Tibetan prayer flags can be seen blowing in the wind across mountains and from roof tops. Usually in the five traditional colors of blue, white, red, green, and yellow, they symbolise the five elements of sky, air, fire, water and earth. They are decorated with drawings of symbolic creatures, mantras and prayers, and are believed to release their goodwill and blessings out across the world.
For a version of the prayer flags that matches the season of Thanksgiving we made a set of flags using apple prints, decorated with words of gratitude and good wishes.
We used an old curtain to make our prayer flags, cutting out rectangles to make the traditional flag shapes. We used green, yellow and red paint and mixed them together to create some custom shades that matched the colors of the apples we were using.

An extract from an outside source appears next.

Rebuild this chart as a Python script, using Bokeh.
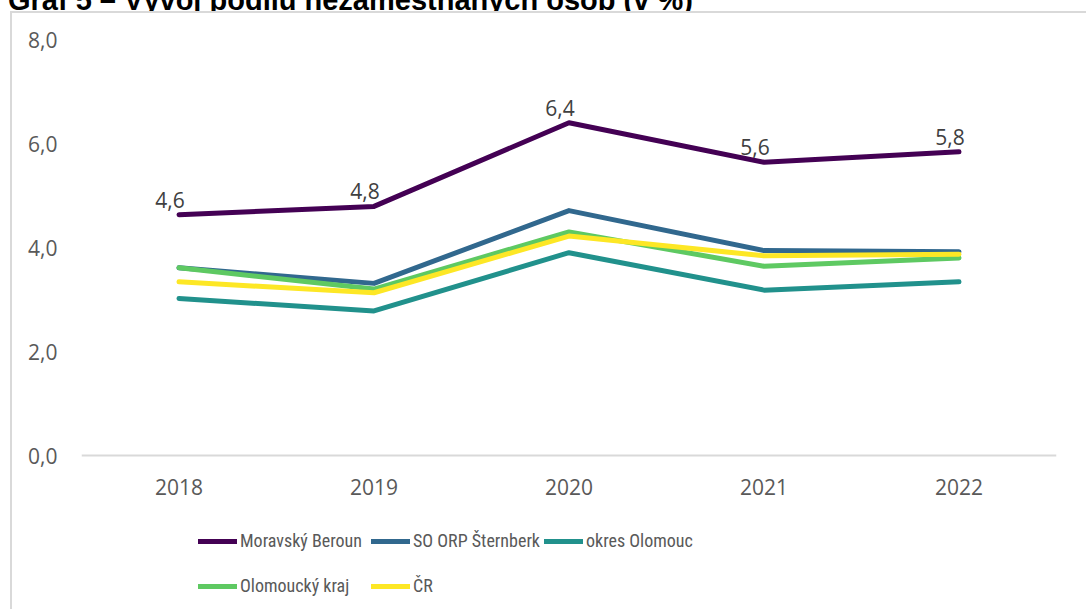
from bokeh.plotting import figure
from bokeh.models import (ColumnDataSource, FactorRange, Range1d, FixedTicker,
                          Legend, LegendItem, Div)
from bokeh.layouts import column
from bokeh.core.properties import value
from bokeh.embed import file_html
from bokeh.resources import INLINE

# ---------------- data ----------------
years = ["2018", "2019", "2020", "2021", "2022"]
moravsky_beroun = [4.63, 4.79, 6.40, 5.64, 5.84]
so_orp_sternberk = [3.61, 3.31, 4.71, 3.94, 3.92]
okres_olomouc = [3.02, 2.78, 3.90, 3.18, 3.34]
olomoucky_kraj = [3.61, 3.20, 4.30, 3.64, 3.80]
cr = [3.34, 3.13, 4.22, 3.84, 3.87]
series_names = ["Moravský Beroun", "SO ORP Šternberk", "okres Olomouc",
                "Olomoucký kraj", "ČR"]
series_colors = ["#440154", "#31688E", "#21918C", "#5EC962", "#FDE725"]
y_ticks = [0, 2, 4, 6, 8]
y_tick_labels = ["0,0", "2,0", "4,0", "6,0", "8,0"]
title_text = "Graf 5 – Vývoj podílu nezaměstnaných osob (v %)"

all_series = [moravsky_beroun, so_orp_sternberk, okres_olomouc, olomoucky_kraj, cr]

# ---------------- layout constants (canvas pixels) ----------------
W, H = 1076, 598
ML, MR, MT = 69, 32, 26
AXIS_BOTTOM = 442            # canvas y of value 0
Y_MAX = 8
px_per_unit = (AXIS_BOTTOM - MT) / Y_MAX
y_start = -(H - AXIS_BOTTOM) / px_per_unit   # extra room below 0 for labels/legend

AXIS_FONT = "Open Sans"
LEG_FONT = "Liberation Sans Narrow, Roboto Condensed, Roboto"

title_div = Div(
    text=('<div style="position:relative; top:-14px; left:8px; '
          "font-family:'Liberation Sans', Arial, sans-serif; font-weight:bold; "
          'font-size:29px; line-height:29px; white-space:nowrap; color:#000;">'
          + title_text + '</div>'),
    width=1088, height=11, margin=0,
    styles={"overflow": "hidden"})

p = figure(width=W, height=H, output_backend="svg", toolbar_location=None,
           x_range=FactorRange(factors=years, range_padding=0),
           y_range=Range1d(y_start, Y_MAX),
           min_border_left=ML, min_border_right=MR, min_border_top=MT,
           min_border_bottom=0)
p.margin = (0, 0, 0, 10)
p.styles = {"border-top": "2px solid #d9d9d9", "border-left": "2px solid #d9d9d9"}
p.outline_line_color = None
p.background_fill_color = "white"
p.border_fill_color = "white"
p.xgrid.visible = False
p.ygrid.visible = False

# axes
p.xaxis.fixed_location = 0
p.xaxis.axis_line_color = "#d9d9d9"
p.xaxis.axis_line_width = 2
p.xaxis.major_tick_line_color = None
p.xaxis.minor_tick_line_color = None
p.xaxis.major_tick_out = 0
p.xaxis.major_tick_in = 0
p.xaxis.major_label_standoff = 23
p.xaxis.major_label_text_font = AXIS_FONT
p.xaxis.major_label_text_font_size = "21px"
p.xaxis.major_label_text_color = "#595959"

p.yaxis.axis_line_color = None
p.yaxis.major_tick_line_color = None
p.yaxis.minor_tick_line_color = None
p.yaxis.major_tick_out = 0
p.yaxis.major_tick_in = 0
p.yaxis.ticker = FixedTicker(ticks=y_ticks)
p.yaxis.major_label_overrides = {t: l for t, l in zip(y_ticks, y_tick_labels)}
p.yaxis.major_label_standoff = 24
p.yaxis.major_label_text_font = AXIS_FONT
p.yaxis.major_label_text_font_size = "21px"
p.yaxis.major_label_text_color = "#595959"

# lines
renderers = []
for name, vals, col in zip(series_names, all_series, series_colors):
    src = ColumnDataSource(dict(x=years, y=vals))
    r = p.line("x", "y", source=src, line_color=col, line_width=5,
               line_cap="round", line_join="round")
    renderers.append(r)

# data labels for Moravský Beroun
lab_src = ColumnDataSource(dict(
    x=years, y=moravsky_beroun,
    t=[f"{v:.1f}".replace(".", ",") for v in moravsky_beroun]))
p.text("x", "y", text="t", source=lab_src, text_font=value(AXIS_FONT),
       text_font_size="21px", text_color="#404040", text_align="center",
       text_baseline="middle", x_offset=-9, y_offset=-15)

# legends (two rows, uniform columns) inside the frame, under the axis labels
def make_legend(idx, loc):
    leg = Legend(items=[LegendItem(label=series_names[i], renderers=[renderers[i]])
                        for i in idx],
                 location=loc, orientation="horizontal",
                 border_line_color=None, background_fill_alpha=0,
                 padding=0, margin=0, spacing=0,
                 glyph_width=39, glyph_height=20, label_standoff=3,
                 label_width=131, label_height=20,
                 label_text_font=LEG_FONT, label_text_font_size="18px",
                 label_text_color="#595959")
    p.add_layout(leg, "center")

make_legend([0, 1, 2], (117, 60))
make_legend([3, 4], (117, 15))

layout = column(title_div, p, margin=0, spacing=0)

open("out.html", "w").write(file_html(layout, INLINE))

You can choose your type of paint to suit your plans for the bunting. We are making our flags to be hung indoors and used poster paint (tempera). For a more permanent result, particularly if you want to hang your flags outdoors, you might be better to use fabric paint.
The Tibetan prayer flags are made to be hung outside in the elements, and are expected to last a couple of years before the designs begin to fade and the fabric begins to fray. This natural process returns the flags into the environment, taking their good wishes and blessing with them.
Once the paint had dried, we used permanent markers to write words on each flag. You might like to think about things you are thankful for, blessings you want to send out into the world, or prayers you want to say for others.
We used some garden twine to string our prayer flag together. Tying the end to a blunt needle or attaching it to a safety pin will make it easier to thread the sting through.
We were fortunate that our curtain already had a wide seam along one edge, so no sewing for us! But if you are using other fabric, you may need to fold over one edge and glue or sew it in place – or just sew a running stitch right across the top of each flag and along to the next one, to join them all together in a chain.
Traditionally the Tibetan prayer flags are hung horizontally, with one end tied and the other loose so the flags can blow in the wind. We are hanging ours in our kitchen, over our dining table, in a more typically ‘bunting’ style.